VoiceFlow's deterministic ODE paradigm contrasts with diffusion models, which require multi-step stochastic sampling to invert a (score-based) noising process. In VoiceFlow:

• The entire generative path is deterministic and defined directly by the learned vector field.
• Rectified flow ensures straight sampling trajectories, further compressing inference steps.
• Training cost is comparable to diffusion approaches, but VoiceFlow requires only the primary $\ell_2$ flow-matching loss, not stochastic score estimation (Guo et al., 2023, Liang et al., 3 Jan 2025).

For VC, CycleFlow's dual-CFM and cycle-consistency provide a principled solution to non-parallel data by enforcing desiderata across reconstruction, bijectivity, and invariance—yielding state-of-the-art empirical results.

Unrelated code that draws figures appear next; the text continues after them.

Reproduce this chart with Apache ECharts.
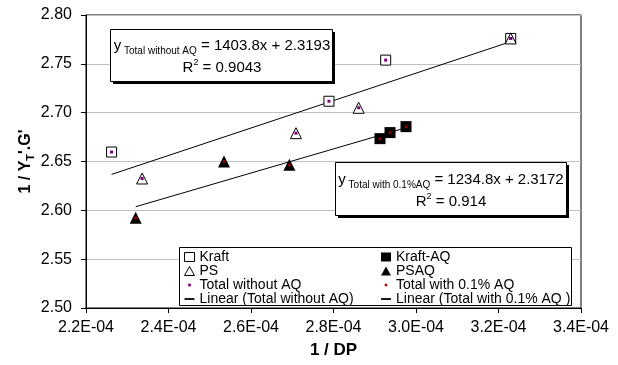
<!DOCTYPE html>
<html><head><meta charset="utf-8">
<script src="https://cdn.jsdelivr.net/npm/echarts@6/dist/echarts.min.js"></script>
<style>html,body{margin:0;padding:0;background:#fff}#c{width:618px;height:365px}</style>
</head><body><div id="c"></div>
<script>
// ---- data ----
const kraftX = [2.262e-4, 2.789e-4, 2.9265e-4, 3.2296e-4];
const kraftY = [2.6597, 2.7117, 2.7538, 2.776];
const psX = [2.336e-4, 2.709e-4, 2.861e-4, 3.2296e-4];
const psY = [2.6326, 2.679, 2.705, 2.776];
const kraftAQX = [2.9127e-4, 2.937e-4, 2.9758e-4];
const kraftAQY = [2.6734, 2.6796, 2.6857];
const psaqX = [2.3205e-4, 2.5345e-4, 2.693e-4];
const psaqY = [2.5923, 2.650, 2.6467];
const trendNoAQX = [2.262e-4, 3.2296e-4];
const trendNoAQY = [2.6368, 2.7727];
const trendAQX = [2.3205e-4, 2.9758e-4];
const trendAQY = [2.6037, 2.6846];
const xTickLabels = ['2.2E-04','2.4E-04','2.6E-04','2.8E-04','3.0E-04','3.2E-04','3.4E-04'];
const yTickLabels = ['2.50','2.55','2.60','2.65','2.70','2.75','2.80'];
const xMin = 2.2e-4, xMax = 3.4e-4, xStep = 2e-5;
const yMin = 2.5, yMax = 2.8, yStep = 0.05;

const pairs = (xs, ys) => xs.map((x, i) => [x, ys[i]]);
const FONT = 'Liberation Sans, Arial, sans-serif';

const chart = echarts.init(document.getElementById('c'), null, {renderer: 'canvas'});

const tinySq = 'path://M0,0M10,10M3.5,3.5h3v3h-3z';
const tinyDot = 'path://M0,0M10,10M3.6,3.6h2.8v2.8h-2.8z';
const dash = 'path://M0,0M10,10M0,4h11v2h-11z';

const legendBase = {
  orient: 'vertical', padding: 0, itemGap: 0, itemWidth: 10, itemHeight: 9,
  selectedMode: false, z: 10,
  textStyle: {fontFamily: FONT, fontSize: 14, color: '#000', lineHeight: 13.5}
};

function eqBox(x, y, w, h) {
  return [
    {type: 'rect', z: 5, shape: {x: x + 2.5, y: y + 2.5, width: w, height: h}, style: {fill: '#000'}},
    {type: 'rect', z: 5, shape: {x: x, y: y, width: w, height: h}, style: {fill: '#fff', stroke: '#000', lineWidth: 1}}
  ];
}
const mainRich = {fontFamily: FONT, fontSize: 15, lineHeight: 20, fill: '#000'};
const subRich = {fontFamily: FONT, fontSize: 10, lineHeight: 10, verticalAlign: 'bottom', fill: '#000'};
const supRich = {fontFamily: FONT, fontSize: 9, lineHeight: 10, verticalAlign: 'top', fill: '#000'};

chart.setOption({
  animation: false,
  backgroundColor: '#fff',
  grid: {left: 86, right: 37, top: 15, bottom: 57, show: true, borderColor: '#000', borderWidth: 1},
  xAxis: {
    type: 'value', min: xMin, max: xMax, interval: xStep,
    axisLine: {lineStyle: {color: '#000', width: 1}},
    axisTick: {show: true, length: 5, lineStyle: {color: '#000'}},
    splitLine: {show: false},
    axisLabel: {
      fontFamily: FONT, fontSize: 16, color: '#000', margin: 12,
      formatter: v => xTickLabels[Math.round((v - xMin) / xStep)]
    },
    name: '1 / DP', nameLocation: 'middle', nameGap: 34, nameMoveOverlap: false,
    nameTextStyle: {fontFamily: FONT, fontSize: 17, fontWeight: 'bold', color: '#000'}
  },
  yAxis: {
    type: 'value', min: yMin, max: yMax, interval: yStep,
    axisLine: {lineStyle: {color: '#000', width: 1}},
    axisTick: {show: true, length: 5, lineStyle: {color: '#000'}},
    splitLine: {show: true, lineStyle: {color: '#c0c0c0', width: 1}},
    axisLabel: {
      fontFamily: FONT, fontSize: 16, color: '#000', margin: 14,
      formatter: v => yTickLabels[Math.round((v - yMin) / yStep)]
    },
    name: "1 / Y{sub|T}'.G'", nameLocation: 'middle', nameGap: 50, nameRotate: 90, nameMoveOverlap: false,
    nameTextStyle: {
      fontFamily: FONT, fontSize: 16, fontWeight: 'bold', color: '#000', lineHeight: 20,
      rich: {sub: {fontFamily: FONT, fontSize: 11, fontWeight: 'bold', color: '#000', verticalAlign: 'bottom', lineHeight: 11}}
    }
  },
  legend: [
    Object.assign({}, legendBase, {
      left: 184, top: 250,
      data: [
        {name: 'Kraft', icon: 'rect', itemStyle: {color: '#fff', borderColor: '#000', borderWidth: 1}},
        {name: 'PS', icon: 'triangle', itemStyle: {color: '#fff', borderColor: '#000', borderWidth: 1}},
        {name: 'Total without AQ', icon: tinySq, itemStyle: {color: '#800080', borderWidth: 0}},
        {name: 'Linear (Total without AQ)', icon: dash, itemStyle: {color: '#000', borderWidth: 0}}
      ]
    }),
    Object.assign({}, legendBase, {
      left: 381, top: 250,
      data: [
        {name: 'Kraft-AQ', icon: 'rect', itemStyle: {color: '#000', borderWidth: 0}},
        {name: 'PSAQ', icon: 'triangle', itemStyle: {color: '#000', borderWidth: 0}},
        {name: 'Total with 0.1% AQ', icon: tinyDot, itemStyle: {color: '#990000', borderWidth: 0}},
        {name: 'Linear (Total with 0.1% AQ )', icon: dash, itemStyle: {color: '#000', borderWidth: 0}}
      ]
    })
  ],
  graphic: [
    {type: 'rect', z: 5, shape: {x: 179.5, y: 247.5, width: 392, height: 58},
     style: {fill: '#fff', stroke: '#000', lineWidth: 1}}
  ].concat(eqBox(110.5, 29.5, 222, 52), eqBox(335.5, 162.5, 231, 53), [
    {type: 'text', z: 6, x: 222, y: 46,
     style: {text: '{m|y}{s| Total without AQ}{m| = 1403.8x + 2.3193}', align: 'center', verticalAlign: 'middle',
       rich: {m: mainRich, s: subRich}}},
    {type: 'text', z: 6, x: 222, y: 68,
     style: {text: '{m|R}{p|2}{m| = 0.9043}', align: 'center', verticalAlign: 'middle',
       rich: {m: mainRich, p: supRich}}},
    {type: 'text', z: 6, x: 451, y: 180,
     style: {text: '{m|y}{s| Total with 0.1%AQ}{m| = 1234.8x + 2.3172}', align: 'center', verticalAlign: 'middle',
       rich: {m: mainRich, s: subRich}}},
    {type: 'text', z: 6, x: 451, y: 202,
     style: {text: '{m|R}{p|2}{m| = 0.914}', align: 'center', verticalAlign: 'middle',
       rich: {m: mainRich, p: supRich}}}
  ]),
  series: [
    {name: 'Linear (Total without AQ)', type: 'line', data: pairs(trendNoAQX, trendNoAQY), showSymbol: false, symbol: 'none',
     lineStyle: {color: '#000', width: 1}, itemStyle: {color: '#000'}, silent: true, z: 2},
    {name: 'Linear (Total with 0.1% AQ )', type: 'line', data: pairs(trendAQX, trendAQY), showSymbol: false, symbol: 'none',
     lineStyle: {color: '#000', width: 1}, itemStyle: {color: '#000'}, silent: true, z: 2},
    {name: 'Kraft', type: 'scatter', data: pairs(kraftX, kraftY), symbol: 'rect', symbolSize: 10,
     itemStyle: {color: '#fff', borderColor: '#000', borderWidth: 1, opacity: 1}, z: 3},
    {name: 'PS', type: 'scatter', data: pairs(psX, psY), symbol: 'triangle', symbolSize: 11,
     itemStyle: {color: '#fff', borderColor: '#000', borderWidth: 1, opacity: 1}, z: 3},
    {name: 'Kraft-AQ', type: 'scatter', data: pairs(kraftAQX, kraftAQY), symbol: 'rect', symbolSize: 11,
     itemStyle: {color: '#000', opacity: 1}, z: 3},
    {name: 'PSAQ', type: 'scatter', data: pairs(psaqX, psaqY), symbol: 'triangle', symbolSize: 12,
     itemStyle: {color: '#000', opacity: 1}, z: 3},
    {name: 'Total without AQ', type: 'scatter', data: pairs(kraftX.concat(psX), kraftY.concat(psY)), symbol: 'rect', symbolSize: 3,
     itemStyle: {color: '#800080', opacity: 1}, z: 4},
    {name: 'Total with 0.1% AQ', type: 'scatter', data: pairs(kraftAQX.concat(psaqX), kraftAQY.concat(psaqY)), symbol: 'circle', symbolSize: 3,
     itemStyle: {color: '#990000', opacity: 1}, z: 4}
  ]
});
</script>
</body></html>
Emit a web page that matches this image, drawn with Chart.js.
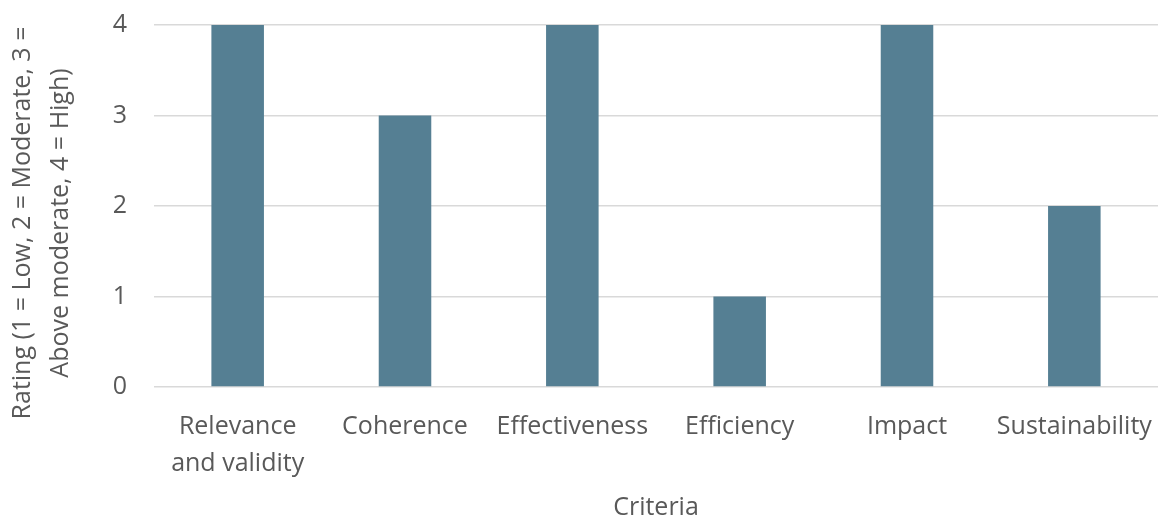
<!DOCTYPE html>
<html>
<head>
<meta charset="utf-8">
<script src="https://cdn.jsdelivr.net/npm/chart.js@4"></script>
<style>
  html, body { margin: 0; padding: 0; background: #ffffff; }
  #wrap { width: 1161px; height: 518px; }
</style>
</head>
<body>
<div id="wrap"><canvas id="chart" width="1161" height="518"></canvas></div>
<script>
// Evaluation criteria and their ratings
const criteria = [
  ['Relevance', 'and validity'],
  'Coherence',
  'Effectiveness',
  'Efficiency',
  'Impact',
  'Sustainability'
];
const ratings = [4, 3, 4, 1, 4, 2];
const yTicks = [0, 1, 2, 3, 4];
const yTitle = ['Rating (1 = Low, 2 = Moderate, 3 =', 'Above moderate, 4 = High)'];
const xTitle = 'Criteria';

const textColor = '#595959';
const fontFamily = "'Open Sans', sans-serif";
const fontSize = 25;

// Two-line rotated y-axis title, placed a little below the canvas middle
const yTitlePlugin = {
  id: 'yTitle',
  afterDraw(chart) {
    const { ctx, height } = chart;
    ctx.save();
    ctx.fillStyle = textColor;
    ctx.font = `${fontSize}px ${fontFamily}`;
    ctx.textAlign = 'center';
    ctx.textBaseline = 'middle';
    const lineXs = [23, 61];
    yTitle.forEach((line, i) => {
      ctx.save();
      ctx.translate(lineXs[i], height / 2 - 36);
      ctx.rotate(-Math.PI / 2);
      ctx.fillText(line, 0, 0);
      ctx.restore();
    });
    ctx.restore();
  }
};

new Chart(document.getElementById('chart'), {
  type: 'bar',
  data: {
    labels: criteria,
    datasets: [{
      data: ratings,
      backgroundColor: '#557f93',
      borderWidth: 0,
      categoryPercentage: 1.0,
      barPercentage: 0.314
    }]
  },
  plugins: [yTitlePlugin],
  options: {
    responsive: false,
    animation: false,
    layout: { padding: { left: 0, right: 3, top: 25, bottom: 0 } },
    plugins: {
      legend: { display: false },
      tooltip: { enabled: false }
    },
    scales: {
      x: {
        grid: { display: false, drawTicks: false },
        border: { display: false },
        afterFit(scale) {
          scale.paddingLeft = 0;
          scale.paddingRight = 0;
          scale.height = 131;
        },
        ticks: {
          color: textColor,
          font: { family: fontFamily, size: fontSize, lineHeight: 1.48 },
          padding: 21,
          maxRotation: 0,
          autoSkip: false
        },
        title: {
          display: true,
          text: xTitle,
          color: textColor,
          font: { family: fontFamily, size: fontSize, lineHeight: 0.8 },
          padding: { top: 0, bottom: 0 }
        }
      },
      y: {
        min: 0,
        max: 4,
        afterBuildTicks: (axis) => { axis.ticks = yTicks.map(v => ({ value: v })); },
        afterFit(scale) {
          scale.paddingTop = 0;
          scale.paddingBottom = 0;
          scale.width = 154;
        },
        grid: { color: '#d9d9d9', lineWidth: 1.5, drawTicks: false },
        border: { display: false },
        ticks: {
          color: textColor,
          font: { family: fontFamily, size: fontSize },
          padding: 27
        },
        title: { display: false }
      }
    }
  }
});
</script>
</body>
</html>
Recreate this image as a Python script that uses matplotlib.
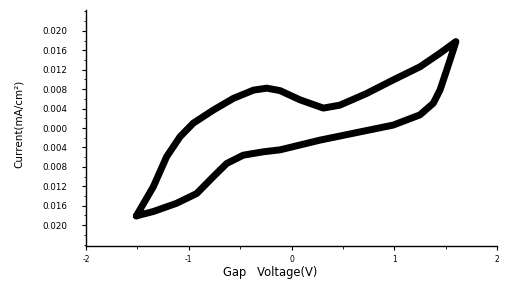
import matplotlib
matplotlib.use("Agg")
import matplotlib.pyplot as plt
import numpy as np

# Forward sweep (upper branch)
v_up = [-1.51, -1.345, -1.215, -1.085, -0.956, -0.76, -0.566, -0.37, -0.24, -0.112, 0.083, 0.31, 0.47, 0.73, 0.99, 1.25, 1.445, 1.60]
i_up = [-0.0181, -0.0121, -0.0059, -0.0018, 0.0010, 0.0037, 0.0061, 0.0078, 0.0082, 0.0077, 0.0058, 0.0041, 0.0047, 0.0071, 0.0099, 0.0126, 0.0154, 0.0178]
# Reverse sweep (lower branch)
v_dn = [1.60, 1.575, 1.51, 1.445, 1.38, 1.25, 0.99, 0.667, 0.277, -0.112, -0.274, -0.47, -0.63, -0.76, -0.923, -1.118, -1.345, -1.51]
i_dn = [0.0178, 0.0161, 0.0119, 0.0078, 0.0051, 0.0027, 0.0006, -0.0008, -0.0025, -0.0045, -0.0049, -0.0056, -0.0073, -0.0100, -0.0135, -0.0155, -0.0172, -0.0181]

xticks = [-2, -1, 0, 1, 2]
xticklabels = ["-2", "-1", "0", "1", "2"]
yticks = [0.020, 0.016, 0.012, 0.008, 0.004, 0.000, -0.004, -0.008, -0.012, -0.016, -0.020]
yticklabels = ["0.020", "0.016", "0.012", "0.008", "0.004", "0.000", "0.004", "0.008", "0.012", "0.016", "0.020"]

fig = plt.figure(figsize=(5.07, 2.89), dpi=100)
ax = fig.add_axes([86/507, 1-246/289, (497-86)/507, (246-10)/289])

ax.plot(v_up + v_dn, i_up + i_dn, color="black", lw=5, solid_joinstyle="round", solid_capstyle="round")

ax.set_xlim(-2, 2)
ax.set_ylim(-0.0243, 0.0243)
ax.set_xticks(xticks)
ax.set_xticklabels(xticklabels, fontsize=5.5, family="DejaVu Sans")
ax.set_xticks([-1.5, -0.5, 0.5, 1.5], minor=True)
ax.set_yticks(yticks)
ax.set_yticklabels(yticklabels, fontsize=6.3, family="DejaVu Sans")
ax.set_yticks(np.arange(-0.024, 0.0241, 0.002), minor=True)
ax.tick_params(axis="both", which="major", direction="out", length=3, width=0.8)
ax.tick_params(axis="both", which="minor", direction="out", length=1.8, width=0.6)
ax.tick_params(axis="y", which="major", pad=10.5)
ax.tick_params(axis="x", which="major", pad=3.5)

for s in ["top", "right"]:
    ax.spines[s].set_visible(False)
for s in ["left", "bottom"]:
    ax.spines[s].set_linewidth(1.0)

ax.set_xlabel("Gap   Voltage(V)", fontsize=8.3, family="DejaVu Sans")
ax.xaxis.set_label_coords((270-86)/411, -(266-246)/236)
ax.set_ylabel("Current(mA/cm²)", fontsize=7.5, family="DejaVu Sans")
ax.yaxis.set_label_coords((24-86)/411, (246-124)/236)

fig.savefig("out.png", dpi=100)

7. Applications, Limitations, and Implications

VoiceFlow models are applicable to both single- and multi-speaker TTS and VC in intra- and cross-domain regimes. Their high efficiency (in frames/sec) and maintenance of perceptual quality at low sampling steps suggest suitability for real-time synthesis scenarios.

A plausible implication is that the determinism and directness of ODE-based acoustic synthesis—with proper trajectory rectification—could supplant diffusion methods for latency-critical applications. The dual-CFM architecture and cycle-consistency constraints in CycleFlow concretely address the long-standing challenge of non-parallel VC, primarily in cross-domain speaker transfer.

Nonetheless, the empirical results reflect the metrics and test conditions as reported, and broader generalization remains subject to further comparative evaluation (Guo et al., 2023, Liang et al., 3 Jan 2025).